#### [WORK TO DO]
Tell how many lines have the string "this" in them, and write nothing besides the number.

#### [SUPPLIED ENTRIES]

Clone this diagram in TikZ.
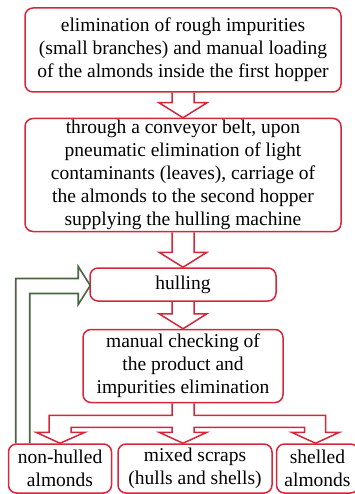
\documentclass[tikz,border=0pt]{standalone}
\usepackage{fontspec}
\setmainfont{Liberation Serif}
\usetikzlibrary{positioning,calc}
\definecolor{boxred}{RGB}{212,40,58}
\definecolor{loopgreen}{RGB}{72,100,66}
\tikzstyle{block} = [
	draw=boxred,
	line width=1.5pt,
	rounded corners=8pt,
	align=center,
	inner sep=0pt,
	font=\fontsize{19.5}{23}\selectfont
]
\tikzstyle{flow} = [draw=boxred, line width=1.5pt, line join=miter]
\tikzstyle{back} = [draw=loopgreen, line width=1.6pt, line join=miter]

% hollow arrow from the bottom of one box to the top of the next
\newcommand{\flowarrow}[2]{%
	\draw[flow] let \p1=(#1.south), \p2=(#2.north) in
		(\x1-11pt,\y1) -- (\x1-11pt,\y2+15pt) -- (\x1-24pt,\y2+15pt) -- (\x1,\y2)
		-- (\x1+24pt,\y2+15pt) -- (\x1+11pt,\y2+15pt) -- (\x1+11pt,\y1);}

\begin{document}
\begin{tikzpicture}[x=1pt,y=-1pt]
	\useasboundingbox (0,0) rectangle (355,494);

	\node[block, minimum width=316pt, minimum height=84pt] (rough) at (183,50)
		{elimination of rough impurities\\(small branches) and manual loading\\of the almonds inside the first hopper};
	\node[block, minimum width=316pt, minimum height=113pt, below=25pt of rough] (belt)
		{through a conveyor belt, upon\\pneumatic elimination of light\\contaminants (leaves), carriage of\\the almonds to the second hopper\\supplying the hulling machine};
	\node[block, minimum width=186pt, minimum height=33pt, below=35pt of belt] (hulling) {hulling};
	\node[block, minimum width=200pt, minimum height=73pt, below=27pt of hulling] (check)
		{manual checking of\\the product and\\impurities elimination};

	% output products
	\node[block, minimum width=154pt, minimum height=49pt] (scraps) at (195,468.5)
		{mixed scraps\\(hulls and shells)};
	\node[block, minimum width=103pt, minimum height=49pt, left=5pt of scraps] (nonhulled)
		{non-hulled\\almonds};
	\node[block, minimum width=82pt, minimum height=49pt, right=3pt of scraps] (shelled)
		{shelled\\almonds};

	\flowarrow{rough}{belt}
	\flowarrow{belt}{hulling}
	\flowarrow{hulling}{check}

	% split towards the three products
	\draw[flow] let \p1=(check.south), \p2=(nonhulled.north), \p3=(shelled.north) in
		(\x1-11pt,\y1) -- (\x1-11pt,\y1-12pt) -- (\x2-11pt,\y1-12pt)
		-- (\x2-11pt,\y2+11pt) -- (\x2-24pt,\y2+11pt) -- (\x2,\y2) -- (\x2+25pt,\y2+11pt)
		-- (\x2+11pt,\y2+11pt) -- (\x2+11pt,\y1-24pt)
		-- (\x1-11pt,\y1-24pt) -- (\x1-11pt,\y2+11pt) -- (\x1-24pt,\y2+11pt) -- (\x1,\y2)
		-- (\x1+24pt,\y2+11pt) -- (\x1+11pt,\y2+11pt) -- (\x1+11pt,\y1-24pt)
		-- (\x3-13pt,\y1-24pt) -- (\x3-13pt,\y2+11pt) -- (\x3-26pt,\y2+11pt) -- (\x3-2pt,\y2)
		-- (\x3+22pt,\y2+11pt) -- (\x3+8pt,\y2+11pt) -- (\x3+8pt,\y1-12pt)
		-- (\x1+11pt,\y1-12pt) -- (\x1+11pt,\y1);

	% non-hulled almonds go back to the huller
	\draw[back] let \p1=(nonhulled.north west), \p2=(hulling.west) in
		(\x1+8pt,\y1) -- (\x1+8pt,\y2+6pt) -- (\x2-11pt,\y2+6pt) -- (\x2-11pt,\y2+18pt)
		-- (\x2+1pt,\y2-1pt) -- (\x2-11pt,\y2-20pt) -- (\x2-11pt,\y2-9pt)
		-- (\x1+22pt,\y2-9pt) -- (\x1+22pt,\y1);
\end{tikzpicture}
\end{document}
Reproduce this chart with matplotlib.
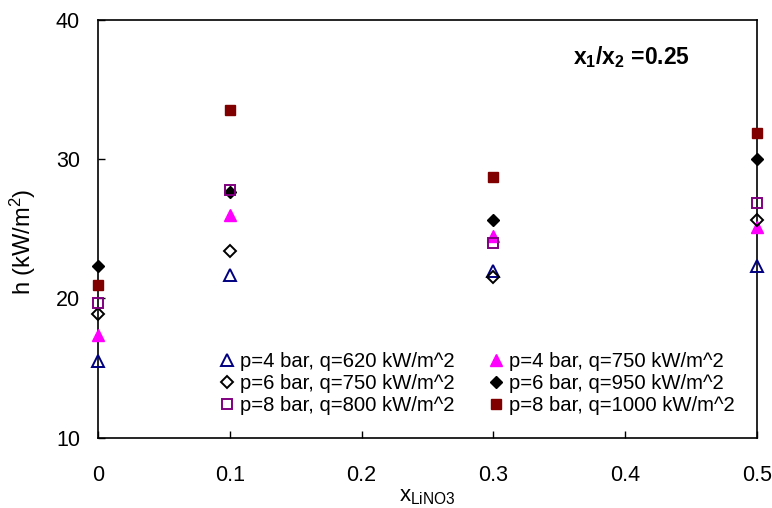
import matplotlib
matplotlib.use("Agg")
import matplotlib.pyplot as plt

plt.rcParams['font.family'] = ['Liberation Sans', 'DejaVu Sans']
plt.rcParams['mathtext.fontset'] = 'custom'
plt.rcParams['mathtext.rm'] = 'Liberation Sans'
plt.rcParams['mathtext.it'] = 'Liberation Sans:italic'
plt.rcParams['mathtext.bf'] = 'Liberation Sans:bold'

x_lino3 = [0.0, 0.1, 0.3, 0.5]

h_p4_q620 = [15.5, 21.7, 22.0, 22.3]
h_p4_q750 = [17.4, 26.0, 24.5, 25.1]
h_p6_q750 = [18.9, 23.4, 21.55, 25.65]
h_p6_q950 = [22.3, 27.65, 25.6, 30.0]
h_p8_q800 = [19.65, 27.8, 24.0, 26.85]
h_p8_q1000 = [20.95, 33.5, 28.7, 31.9]

labels = [
    "p=4 bar, q=620 kW/m^2",
    "p=4 bar, q=750 kW/m^2",
    "p=6 bar, q=750 kW/m^2",
    "p=6 bar, q=950 kW/m^2",
    "p=8 bar, q=800 kW/m^2",
    "p=8 bar, q=1000 kW/m^2",
]

x_ticks = [0, 0.1, 0.2, 0.3, 0.4, 0.5]
x_ticklabels = ["0", "0.1", "0.2", "0.3", "0.4", "0.5"]
y_ticks = [10, 20, 30, 40]

fig = plt.figure(figsize=(7.72, 5.08), dpi=100)
ax = fig.add_axes([98 / 772, 1 - 437.5 / 508, 659 / 772, 417.5 / 508])

styles = [
    (h_p4_q620, dict(marker='^', mfc='none', mec='#000080', ms=8.5, mew=1.4)),
    (h_p4_q750, dict(marker='^', mfc='#ff00ff', mec='#ff00ff', ms=8.5, mew=1.0)),
    (h_p6_q750, dict(marker='D', mfc='none', mec='black', ms=6.5, mew=1.4)),
    (h_p6_q950, dict(marker='D', mfc='black', mec='black', ms=6.5, mew=1.0)),
    (h_p8_q800, dict(marker='s', mfc='none', mec='#800080', ms=7.5, mew=1.4)),
    (h_p8_q1000, dict(marker='s', mfc='#800000', mec='#800000', ms=7.5, mew=1.0)),
]

for (vals, st), lab in zip(styles, labels):
    ax.plot(x_lino3, vals, linestyle='none', label=lab, clip_on=False, zorder=3, **st)

ax.set_xlim(0, 0.5)
ax.set_ylim(10, 40)
ax.set_xticks(x_ticks)
ax.set_xticklabels(x_ticklabels)
ax.set_yticks(y_ticks)
ax.tick_params(direction='in', length=5, width=1, labelsize=15.5)
ax.tick_params(axis='x', pad=20)
ax.tick_params(axis='y', pad=13)
for sp in ax.spines.values():
    sp.set_linewidth(1.2)

ax.set_xlabel(r'x$_{\mathrm{LiNO3}}$', fontsize=16, labelpad=0)
ax.set_ylabel(r'h (kW/m$^2$)', fontsize=17)
ax.yaxis.set_label_coords(-0.091, 0.468)

ax.text(0.809, 0.911, r'x$_\mathbf{1}$/x$_\mathbf{2}$ =0.25', transform=ax.transAxes,
        fontsize=16.5, fontweight='bold', ha='center', va='center')

handles, labs = ax.get_legend_handles_labels()
order = [0, 2, 4, 1, 3, 5]
ax.legend([handles[i] for i in order], [labs[i] for i in order], ncol=2,
          loc='upper left', bbox_to_anchor=(0.17, 0.23), frameon=False,
          fontsize=14.6, handlelength=0.7, handletextpad=0.3, columnspacing=1.65,
          labelspacing=0.15, borderpad=0)

fig.savefig("out.png", dpi=100)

#### [WRITTEN SOLUTION]
2